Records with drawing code
════════════════
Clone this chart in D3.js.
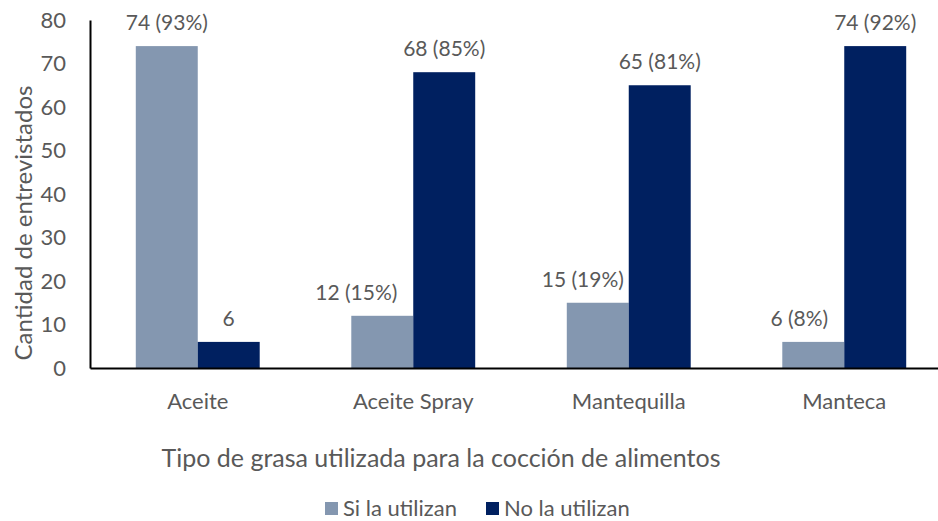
<!DOCTYPE html>
<html>
<head>
<meta charset="utf-8">
<script src="https://cdn.jsdelivr.net/npm/d3@7"></script>
<style>
  body { margin: 0; background: #fff; }
  text { font-family: Lato, "Open Sans", sans-serif; fill: #595959; }
</style>
</head>
<body>
<div class="chart"></div>
<script>
// chart data
var categories = ["Aceite", "Aceite Spray", "Mantequilla", "Manteca"];
var seriesNames = ["Si la utilizan", "No la utilizan"];
var siValues = [74, 12, 15, 6];
var noValues = [6, 68, 65, 74];
var siLabels = ["74 (93%)", "12 (15%)", "15 (19%)", "6 (8%)"];
var noLabels = ["6", "68 (85%)", "65 (81%)", "74 (92%)"];
var yTicks = [0, 10, 20, 30, 40, 50, 60, 70, 80];
var colors = ["#8497b0", "#002060"];
// the "Si" labels were nudged left in the original so they clear the dark bar
var siLabelShift = [0, -26, -15, -14];

var svgWidth = 938;
var svgHeight = 521;

var margin = { top: 20, left: 90 };
var plotRight = 952;   // plot area runs past the right edge of the picture
var plotBottom = 368;

var svg = d3.select(".chart")
  .append("svg")
  .attr("width", svgWidth)
  .attr("height", svgHeight);

// scales
var x0 = d3.scaleBand()
  .domain(categories)
  .range([margin.left, plotRight])
  .paddingInner(0.425)
  .paddingOuter(0.2125);

var x1 = d3.scaleBand()
  .domain(seriesNames)
  .range([0, x0.bandwidth()]);

var y = d3.scaleLinear()
  .domain([0, 80])
  .range([plotBottom, margin.top]);

// build rows for the grouped bars
var rows = categories.map(function(c, i) {
  return {
    cat: c,
    values: [
      { name: seriesNames[0], value: siValues[i], label: siLabels[i], dx: siLabelShift[i] },
      { name: seriesNames[1], value: noValues[i], label: noLabels[i], dx: 0 }
    ]
  };
});

var groups = svg.selectAll("g.cat")
  .data(rows)
  .enter()
  .append("g")
  .attr("class", "cat")
  .attr("transform", d => `translate(${x0(d.cat)},0)`);

groups.selectAll("rect")
  .data(d => d.values)
  .enter()
  .append("rect")
  .attr("x", d => x1(d.name))
  .attr("y", d => y(d.value))
  .attr("width", x1.bandwidth())
  .attr("height", d => y(0) - y(d.value))
  .attr("fill", (d, i) => colors[i]);

// data labels
groups.selectAll("text.val")
  .data(d => d.values)
  .enter()
  .append("text")
  .attr("class", "val")
  .attr("x", d => x1(d.name) + x1.bandwidth() / 2 + d.dx)
  .attr("y", d => y(d.value) - 16)
  .attr("text-anchor", "middle")
  .style("font-size", "21px")
  .text(d => d.label);

// y axis
var yAxis = d3.axisLeft(y).tickValues(yTicks).tickSize(0).tickPadding(24);
var yg = svg.append("g")
  .attr("transform", `translate(${margin.left},0)`)
  .call(yAxis);
yg.select(".domain").attr("stroke", "#000").attr("stroke-width", 2);
yg.selectAll("text").style("font-size", "22px").attr("fill", "#595959");

// x axis
var xAxis = d3.axisBottom(x0).tickSize(0).tickPadding(25);
var xg = svg.append("g")
  .attr("transform", `translate(0,${plotBottom})`)
  .call(xAxis);
xg.select(".domain").attr("stroke", "#000").attr("stroke-width", 2);
xg.selectAll("text").style("font-size", "22px").attr("fill", "#595959");

// axis titles
svg.append("text")
  .attr("transform", "rotate(-90)")
  .attr("x", -223)
  .attr("y", 32)
  .attr("text-anchor", "middle")
  .style("font-size", "24px")
  .text("Cantidad de entrevistados");

svg.append("text")
  .attr("x", 441)
  .attr("y", 467)
  .attr("text-anchor", "middle")
  .style("font-size", "25px")
  .text("Tipo de grasa utilizada para la cocción de alimentos");

// legend
var legendX = [325, 486];
var legend = svg.selectAll("g.legend")
  .data(seriesNames)
  .enter()
  .append("g")
  .attr("class", "legend")
  .attr("transform", (d, i) => `translate(${legendX[i]},502)`);

legend.append("rect")
  .attr("width", 13)
  .attr("height", 13)
  .attr("fill", (d, i) => colors[i]);

legend.append("text")
  .attr("x", 18)
  .attr("y", 14)
  .style("font-size", "22px")
  .text(d => d);
</script>
</body>
</html>
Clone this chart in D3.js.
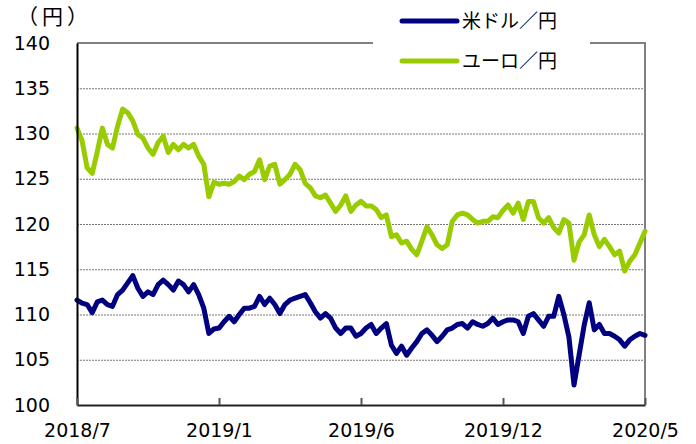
════════════════
**Requirement**.
The records above are to be quoted exactly, with all pictures left out.

**Completed exercise**.
Clone this chart in D3.js.
<!DOCTYPE html>
<html>
<head>
<meta charset="utf-8">
<script src="https://cdn.jsdelivr.net/npm/d3@7"></script>
<style>
  body { margin: 0; background: #fff; }
  text { font-family: Lato, "Open Sans", sans-serif; fill: #595959; }
</style>
</head>
<body>
<div class="chart"></div>
<script>
// chart data
var categories = ["Aceite", "Aceite Spray", "Mantequilla", "Manteca"];
var seriesNames = ["Si la utilizan", "No la utilizan"];
var siValues = [74, 12, 15, 6];
var noValues = [6, 68, 65, 74];
var siLabels = ["74 (93%)", "12 (15%)", "15 (19%)", "6 (8%)"];
var noLabels = ["6", "68 (85%)", "65 (81%)", "74 (92%)"];
var yTicks = [0, 10, 20, 30, 40, 50, 60, 70, 80];
var colors = ["#8497b0", "#002060"];
// the "Si" labels were nudged left in the original so they clear the dark bar
var siLabelShift = [0, -26, -15, -14];

var svgWidth = 938;
var svgHeight = 521;

var margin = { top: 20, left: 90 };
var plotRight = 952;   // plot area runs past the right edge of the picture
var plotBottom = 368;

var svg = d3.select(".chart")
  .append("svg")
  .attr("width", svgWidth)
  .attr("height", svgHeight);

// scales
var x0 = d3.scaleBand()
  .domain(categories)
  .range([margin.left, plotRight])
  .paddingInner(0.425)
  .paddingOuter(0.2125);

var x1 = d3.scaleBand()
  .domain(seriesNames)
  .range([0, x0.bandwidth()]);

var y = d3.scaleLinear()
  .domain([0, 80])
  .range([plotBottom, margin.top]);

// build rows for the grouped bars
var rows = categories.map(function(c, i) {
  return {
    cat: c,
    values: [
      { name: seriesNames[0], value: siValues[i], label: siLabels[i], dx: siLabelShift[i] },
      { name: seriesNames[1], value: noValues[i], label: noLabels[i], dx: 0 }
    ]
  };
});

var groups = svg.selectAll("g.cat")
  .data(rows)
  .enter()
  .append("g")
  .attr("class", "cat")
  .attr("transform", d => `translate(${x0(d.cat)},0)`);

groups.selectAll("rect")
  .data(d => d.values)
  .enter()
  .append("rect")
  .attr("x", d => x1(d.name))
  .attr("y", d => y(d.value))
  .attr("width", x1.bandwidth())
  .attr("height", d => y(0) - y(d.value))
  .attr("fill", (d, i) => colors[i]);

// data labels
groups.selectAll("text.val")
  .data(d => d.values)
  .enter()
  .append("text")
  .attr("class", "val")
  .attr("x", d => x1(d.name) + x1.bandwidth() / 2 + d.dx)
  .attr("y", d => y(d.value) - 16)
  .attr("text-anchor", "middle")
  .style("font-size", "21px")
  .text(d => d.label);

// y axis
var yAxis = d3.axisLeft(y).tickValues(yTicks).tickSize(0).tickPadding(24);
var yg = svg.append("g")
  .attr("transform", `translate(${margin.left},0)`)
  .call(yAxis);
yg.select(".domain").attr("stroke", "#000").attr("stroke-width", 2);
yg.selectAll("text").style("font-size", "22px").attr("fill", "#595959");

// x axis
var xAxis = d3.axisBottom(x0).tickSize(0).tickPadding(25);
var xg = svg.append("g")
  .attr("transform", `translate(0,${plotBottom})`)
  .call(xAxis);
xg.select(".domain").attr("stroke", "#000").attr("stroke-width", 2);
xg.selectAll("text").style("font-size", "22px").attr("fill", "#595959");

// axis titles
svg.append("text")
  .attr("transform", "rotate(-90)")
  .attr("x", -223)
  .attr("y", 32)
  .attr("text-anchor", "middle")
  .style("font-size", "24px")
  .text("Cantidad de entrevistados");

svg.append("text")
  .attr("x", 441)
  .attr("y", 467)
  .attr("text-anchor", "middle")
  .style("font-size", "25px")
  .text("Tipo de grasa utilizada para la cocción de alimentos");

// legend
var legendX = [325, 486];
var legend = svg.selectAll("g.legend")
  .data(seriesNames)
  .enter()
  .append("g")
  .attr("class", "legend")
  .attr("transform", (d, i) => `translate(${legendX[i]},502)`);

legend.append("rect")
  .attr("width", 13)
  .attr("height", 13)
  .attr("fill", (d, i) => colors[i]);

legend.append("text")
  .attr("x", 18)
  .attr("y", 14)
  .style("font-size", "22px")
  .text(d => d);
</script>
</body>
</html>
Clone this chart in D3.js.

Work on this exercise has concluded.